Local governments will get a voice in major new wind and solar projects, says Ontario Energy Minister Bob Chiarelli – but the existing ones are set in stone.
Chiarelli announced Thursday the province will replace the existing feed-in tariff procurement process with a new system giving municipalities a say on where turbines go and whether they want them.
But, speaking to reporters at the Canadian Solar Industries Association’s Solar Ontario conference in Niagara Falls, he said contracts already awarded for wind projects can’t be changed without risking pricy legal battles.
“We cannot continue to do what was done in Oakville and Mississauga,” he said. The government racked up massive fees slashing two gas plants there.
But the announcement stung for Wainfleet Mayor April Jeffs, whose township has clashed against a planned wind development. She said she came in cautiously optimistic but left dismayed.
“We knew it wasn’t going to be ideal, but I thought we were going to be able to take away something from this,” she said.
“From what I’m hearing, we’ll get nothing.”
Wainfleet would, however, benefit from a property tax hike on wind turbines Chiarelli also announced.
“All I can say is it will be significant,” he said of the hike.
Chiarelli said the new process will resemble a request for proposals and require developers to work with local governments to site projects out first. The existing process means siting happens after approval.
He said there must be a level of engagement and acceptability to the project for municipalities’ tastes.
But he stopped short of handing them the power to say no altogether. He said the province could not meet its energy needs if every municipality refused to accept energy projects.
“It would not be possible… to have an absolute veto,” he said.
And he said new input powers can’t be shoehorned into existing projects. “That changes the contract.”
Jeffs said she hoped Wainfleet’s turbine fight informed the province’s changes.
“It does show that they are beginning to listen for future projects, she said.
“For us, I’m hugely disappointed… absolutely nothing he said will have any impact on Wainfleet.”
Niagara Region Wind Corporation spokeswoman Randi Rahamim applauded Chiarelli’s commitment to green energy. And she said the corporation supports the introduction of new funding tools for municipalities.
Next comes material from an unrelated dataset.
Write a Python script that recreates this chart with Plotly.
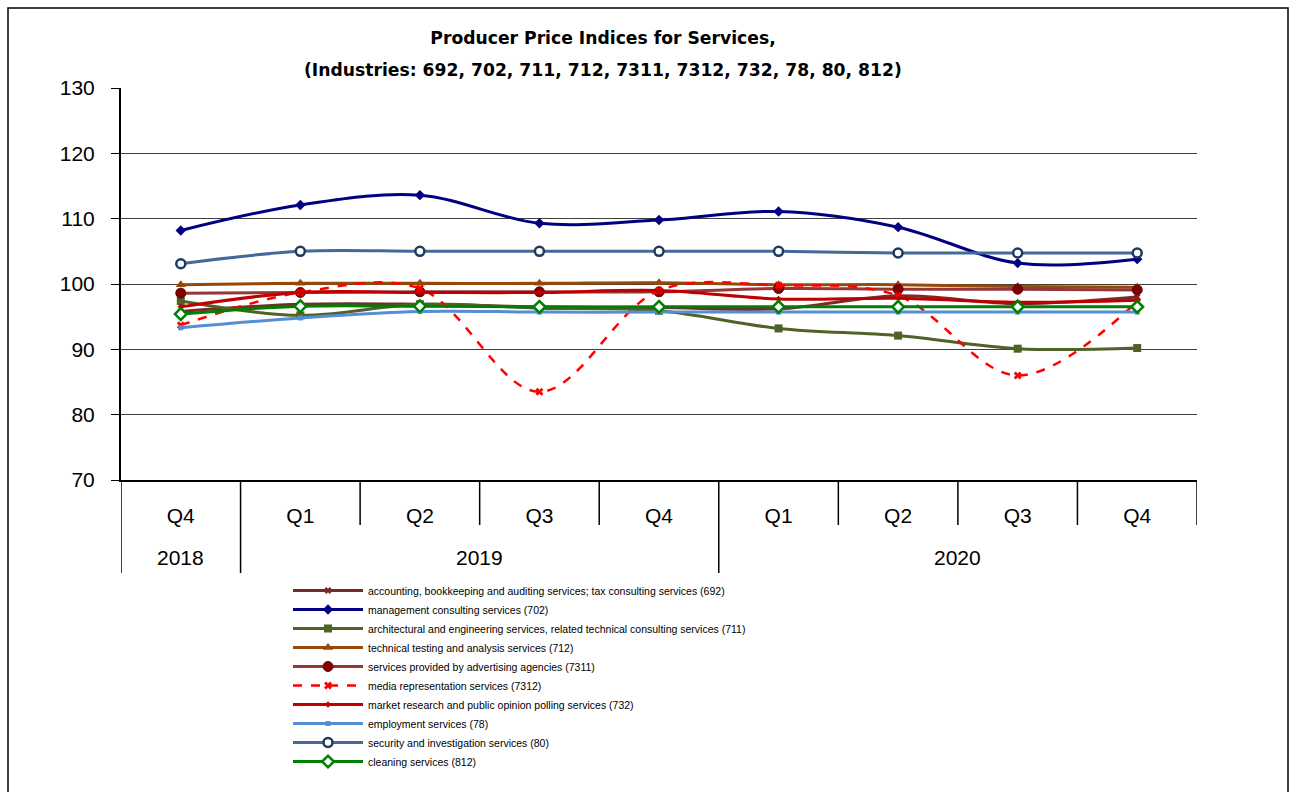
import plotly.graph_objects as go

quarters = ["Q4", "Q1", "Q2", "Q3", "Q4", "Q1", "Q2", "Q3", "Q4"]
years = ["2018", "2019", "2019", "2019", "2019", "2020", "2020", "2020", "2020"]

s692 = [95.8, 96.9, 96.9, 96.5, 96.4, 96.2, 98.2, 97.0, 98.0]
s702 = [108.2, 112.1, 113.6, 109.3, 109.8, 111.1, 108.7, 103.2, 103.8]
s711 = [97.4, 95.2, 96.9, 96.3, 95.9, 93.2, 92.1, 90.1, 90.2]
s712 = [99.9, 100.1, 100.1, 100.1, 100.2, 99.9, 99.9, 99.6, 99.5]
s7311 = [98.6, 98.7, 98.8, 98.8, 98.8, 99.3, 99.2, 99.2, 99.1]
s7312 = [93.7, 98.7, 99.3, 83.5, 99.0, 99.8, 98.2, 86.0, 97.3]
s732 = [96.5, 98.7, 98.7, 98.7, 99.0, 97.7, 97.8, 97.2, 97.5]
s78 = [93.3, 94.8, 95.8, 95.7, 95.7, 95.7, 95.7, 95.7, 95.7]
s80 = [103.1, 105.0, 105.0, 105.0, 105.0, 105.0, 104.75, 104.75, 104.75]
s812 = [95.4, 96.6, 96.6, 96.5, 96.5, 96.5, 96.5, 96.5, 96.5]

names = [
    "accounting, bookkeeping and auditing services; tax consulting services (692)",
    "management consulting services (702)",
    "architectural and engineering services, related technical consulting services (711)",
    "technical testing and analysis services (712)",
    "services provided by advertising agencies (7311)",
    "media representation services (7312)",
    "market research and public opinion polling services (732)",
    "employment services (78)",
    "security and investigation services (80)",
    "cleaning services (812)",
]

styles = [
    dict(line=dict(color="#772C2A", width=3), marker=dict(symbol="x", size=6, color="#772C2A")),
    dict(line=dict(color="#000080", width=3), marker=dict(symbol="diamond", size=8, color="#000080")),
    dict(line=dict(color="#4F6228", width=3), marker=dict(symbol="square", size=8, color="#4F6228")),
    dict(line=dict(color="#984807", width=3), marker=dict(symbol="triangle-up", size=9, color="#984807")),
    dict(line=dict(color="#953735", width=3), marker=dict(symbol="circle", size=10, color="#800000", line=dict(color="#6B0000", width=1))),
    dict(line=dict(color="#FF0000", width=2.5, dash="dash"), marker=dict(symbol="x", size=7, color="#FF0000")),
    dict(line=dict(color="#C00000", width=3), marker=dict(symbol="diamond", size=5, color="#C00000")),
    dict(line=dict(color="#558ED5", width=3), marker=dict(symbol="square", size=5, color="#558ED5")),
    dict(line=dict(color="#44699B", width=3), marker=dict(symbol="circle", size=9, color="white", line=dict(color="#1F3A5F", width=2.5))),
    dict(line=dict(color="#008000", width=3), marker=dict(symbol="diamond", size=9, color="white", line=dict(color="#008000", width=2.5))),
]

series = [s692, s702, s711, s712, s7311, s7312, s732, s78, s80, s812]
idx = list(range(len(quarters)))

fig = go.Figure()
for name, vals, st in zip(names, series, styles):
    fig.add_trace(go.Scatter(
        x=idx, y=vals, name=name, mode="lines+markers",
        line=dict(shape="spline", smoothing=1, **st["line"]),
        marker=st["marker"],
    ))

PLOT_H = 392.0
PLOT_W = 1076.0
shapes = []
# category boundary dividers below the x axis
n = len(quarters)
for b in range(n + 1):
    xb = b - 0.5
    if b == 0 or (0 < b < n and years[b] != years[b - 1]):
        depth = 93
    else:
        depth = 45
    shapes.append(dict(type="line", xref="x", yref="paper", x0=xb, x1=xb,
                       y0=0, y1=-depth / PLOT_H, line=dict(color="black", width=1.5)))
# outer frame
shapes.append(dict(type="rect", xref="paper", yref="paper",
                   x0=(8 - 121) / PLOT_W, x1=(1288 - 121) / PLOT_W,
                   y0=(480 - 800) / PLOT_H, y1=(480 - 8) / PLOT_H,
                   line=dict(color="black", width=1.5), layer="below"))

annotations = []
seen = []
for y in years:
    if y not in seen:
        seen.append(y)
for y in seen:
    pos = [i for i, v in enumerate(years) if v == y]
    annotations.append(dict(text=y, x=sum(pos) / len(pos), xref="x",
                            y=-(557 - 480) / PLOT_H, yref="paper", showarrow=False,
                            xanchor="center", yanchor="middle", font=dict(size=21)))
annotations.append(dict(
    text="<b>(Industries: 692, 702, 711, 712, 7311, 7312, 732, 78, 80, 812)</b>",
    x=(603 - 121) / PLOT_W, xref="paper", y=(480 - 70) / PLOT_H, yref="paper",
    showarrow=False, xanchor="center", yanchor="middle",
    font=dict(size=17.2, family="DejaVu Sans, sans-serif")))

fig.update_layout(
    width=1296, height=792,
    paper_bgcolor="white", plot_bgcolor="white",
    margin=dict(l=121, r=99, t=88, b=312),
    font=dict(family="Liberation Sans, Arial, sans-serif", color="black"),
    title=dict(
        text="<b>Producer Price Indices for Services,</b>",
        x=603 / 1296, xanchor="center", xref="container",
        y=1 - 38 / 792, yanchor="middle", yref="container",
        font=dict(size=17.2, family="DejaVu Sans, sans-serif"),
    ),
    showlegend=True,
    legend=dict(
        x=(288 - 121) / PLOT_W, xanchor="left",
        y=(480 - 676) / PLOT_H, yanchor="middle",
        font=dict(size=10.5), itemwidth=70,
        tracegroupgap=0, bgcolor="rgba(0,0,0,0)",
    ),
    shapes=shapes,
    annotations=annotations,
)

fig.update_yaxes(
    range=[70, 130], dtick=10, showgrid=True, gridcolor="#404040", gridwidth=1,
    showline=True, linecolor="black", linewidth=2, ticks="outside", ticklen=8,
    tickcolor="black", tickfont=dict(size=21), zeroline=False, ticklabelstandoff=12,
)
fig.update_xaxes(
    range=[-0.5, n - 0.5], tickvals=idx, ticktext=quarters,
    showline=True, linecolor="black", linewidth=2, ticks="",
    tickfont=dict(size=21), showgrid=False, zeroline=False, ticklabelstandoff=16,
)

fig.write_html("out.html", config={"displayModeBar": False},
               post_script="document.body.style.margin='0px';")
She said much of what was announced is for new projects, though the wind corporation has stuck to many of the directives anyway.
The wind company, she said, chose Niagara because both the Region and West Lincoln had policies on the books supportive of green energy.
“We’re still forging ahead,” Rahamim said of the west Niagara wind project. “We’re looking forward to it.”
Nipissing MPP Vic Fedeli, the Progressive Conservatives’ energy critic, called the announcement “very disappointing.
“They made the announcement they want to work with communities, but the rules remain the same…. They said they were going to listen to municipalities, but they didn’t,” Fedeli said of the Liberal government.
“They did not restore local power … They’ve learned no lessons from all their past sins.”
While a zoning meeting may be required to have a Tim Hortons built in town, no municipal approval is required to have a “500-foot-high wind turbine built 550 metres from someone’s home,” Fedeli said.
The communities that have had wind energy projects “forced on them” are now bound to companies who’ve signed 20-year contracts, he said.
“It’s like the Liberals opened a treasure chest and said ‘scoop the bounty as long as you can.’”
The Minister, Fedeli added, has essentially announced the chest is now empty.